--- Work instructions ---
Starting from the top of the material, restate each line exactly until the line that contains "solid_joinstyle='round', zorder=3)", which is also copied. Pictures are excluded.

....

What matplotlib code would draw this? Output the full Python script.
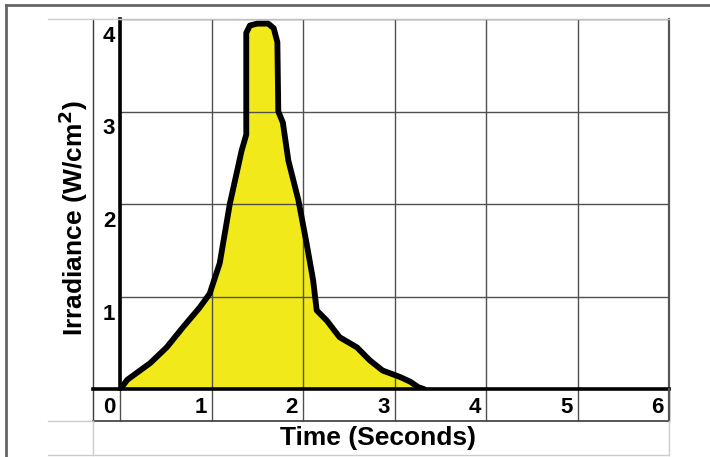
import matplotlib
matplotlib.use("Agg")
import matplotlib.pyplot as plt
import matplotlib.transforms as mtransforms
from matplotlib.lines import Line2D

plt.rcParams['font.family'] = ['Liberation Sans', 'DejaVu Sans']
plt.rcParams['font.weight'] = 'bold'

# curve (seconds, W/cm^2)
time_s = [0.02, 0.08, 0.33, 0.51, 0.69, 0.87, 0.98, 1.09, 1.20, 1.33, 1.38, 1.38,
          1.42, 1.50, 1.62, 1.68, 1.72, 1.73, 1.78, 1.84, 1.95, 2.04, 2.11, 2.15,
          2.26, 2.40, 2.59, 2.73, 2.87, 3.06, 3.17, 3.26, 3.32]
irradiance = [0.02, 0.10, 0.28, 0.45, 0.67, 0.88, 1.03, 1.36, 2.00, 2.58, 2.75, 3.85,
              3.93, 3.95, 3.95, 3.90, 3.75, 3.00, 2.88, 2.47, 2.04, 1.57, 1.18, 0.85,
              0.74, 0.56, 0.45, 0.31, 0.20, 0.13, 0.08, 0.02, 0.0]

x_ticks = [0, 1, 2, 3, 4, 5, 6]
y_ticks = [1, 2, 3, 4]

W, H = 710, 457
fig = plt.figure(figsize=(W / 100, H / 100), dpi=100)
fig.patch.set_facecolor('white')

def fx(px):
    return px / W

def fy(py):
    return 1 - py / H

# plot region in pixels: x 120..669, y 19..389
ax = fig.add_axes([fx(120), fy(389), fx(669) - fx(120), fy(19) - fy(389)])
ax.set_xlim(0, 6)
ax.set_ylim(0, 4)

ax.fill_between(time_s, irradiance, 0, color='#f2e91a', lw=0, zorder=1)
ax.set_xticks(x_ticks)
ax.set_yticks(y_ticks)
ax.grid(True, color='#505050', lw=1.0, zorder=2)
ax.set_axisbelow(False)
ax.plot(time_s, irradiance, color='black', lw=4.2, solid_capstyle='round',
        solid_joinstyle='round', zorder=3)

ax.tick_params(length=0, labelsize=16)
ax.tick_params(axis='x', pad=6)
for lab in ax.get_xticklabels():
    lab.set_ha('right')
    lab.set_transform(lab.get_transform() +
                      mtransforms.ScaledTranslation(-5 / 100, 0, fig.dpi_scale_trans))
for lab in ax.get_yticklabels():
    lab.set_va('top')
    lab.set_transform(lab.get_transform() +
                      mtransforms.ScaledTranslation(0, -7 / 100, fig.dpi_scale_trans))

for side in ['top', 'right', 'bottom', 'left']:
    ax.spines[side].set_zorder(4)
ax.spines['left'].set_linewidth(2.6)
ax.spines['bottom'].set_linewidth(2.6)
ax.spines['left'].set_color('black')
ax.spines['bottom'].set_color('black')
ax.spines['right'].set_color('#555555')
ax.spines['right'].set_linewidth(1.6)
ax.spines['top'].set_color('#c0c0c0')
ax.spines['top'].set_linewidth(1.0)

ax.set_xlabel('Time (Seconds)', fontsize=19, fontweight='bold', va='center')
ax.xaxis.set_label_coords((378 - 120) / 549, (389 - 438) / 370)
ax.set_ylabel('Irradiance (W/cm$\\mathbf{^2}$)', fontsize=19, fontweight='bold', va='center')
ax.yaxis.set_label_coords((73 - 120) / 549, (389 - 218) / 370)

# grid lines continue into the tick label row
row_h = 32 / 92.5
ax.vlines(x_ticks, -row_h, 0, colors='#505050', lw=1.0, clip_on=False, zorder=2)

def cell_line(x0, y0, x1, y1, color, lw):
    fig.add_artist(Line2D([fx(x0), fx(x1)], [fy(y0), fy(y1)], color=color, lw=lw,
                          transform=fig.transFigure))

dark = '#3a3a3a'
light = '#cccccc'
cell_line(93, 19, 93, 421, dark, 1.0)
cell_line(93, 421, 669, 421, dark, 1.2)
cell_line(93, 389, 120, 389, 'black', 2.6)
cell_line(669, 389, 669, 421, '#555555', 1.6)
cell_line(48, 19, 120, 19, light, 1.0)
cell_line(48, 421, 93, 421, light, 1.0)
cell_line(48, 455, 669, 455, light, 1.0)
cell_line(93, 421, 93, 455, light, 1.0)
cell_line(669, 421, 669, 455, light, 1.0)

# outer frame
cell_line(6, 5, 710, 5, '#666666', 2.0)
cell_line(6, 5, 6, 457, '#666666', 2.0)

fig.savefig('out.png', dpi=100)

....

--- Solution for this problem ---
What matplotlib code would draw this? Output the full Python script.
import matplotlib
matplotlib.use("Agg")
import matplotlib.pyplot as plt
import matplotlib.transforms as mtransforms
from matplotlib.lines import Line2D

plt.rcParams['font.family'] = ['Liberation Sans', 'DejaVu Sans']
plt.rcParams['font.weight'] = 'bold'

# curve (seconds, W/cm^2)
time_s = [0.02, 0.08, 0.33, 0.51, 0.69, 0.87, 0.98, 1.09, 1.20, 1.33, 1.38, 1.38,
          1.42, 1.50, 1.62, 1.68, 1.72, 1.73, 1.78, 1.84, 1.95, 2.04, 2.11, 2.15,
          2.26, 2.40, 2.59, 2.73, 2.87, 3.06, 3.17, 3.26, 3.32]
irradiance = [0.02, 0.10, 0.28, 0.45, 0.67, 0.88, 1.03, 1.36, 2.00, 2.58, 2.75, 3.85,
              3.93, 3.95, 3.95, 3.90, 3.75, 3.00, 2.88, 2.47, 2.04, 1.57, 1.18, 0.85,
              0.74, 0.56, 0.45, 0.31, 0.20, 0.13, 0.08, 0.02, 0.0]

x_ticks = [0, 1, 2, 3, 4, 5, 6]
y_ticks = [1, 2, 3, 4]

W, H = 710, 457
fig = plt.figure(figsize=(W / 100, H / 100), dpi=100)
fig.patch.set_facecolor('white')

def fx(px):
    return px / W

def fy(py):
    return 1 - py / H

# plot region in pixels: x 120..669, y 19..389
ax = fig.add_axes([fx(120), fy(389), fx(669) - fx(120), fy(19) - fy(389)])
ax.set_xlim(0, 6)
ax.set_ylim(0, 4)

ax.fill_between(time_s, irradiance, 0, color='#f2e91a', lw=0, zorder=1)
ax.set_xticks(x_ticks)
ax.set_yticks(y_ticks)
ax.grid(True, color='#505050', lw=1.0, zorder=2)
ax.set_axisbelow(False)
ax.plot(time_s, irradiance, color='black', lw=4.2, solid_capstyle='round',
        solid_joinstyle='round', zorder=3)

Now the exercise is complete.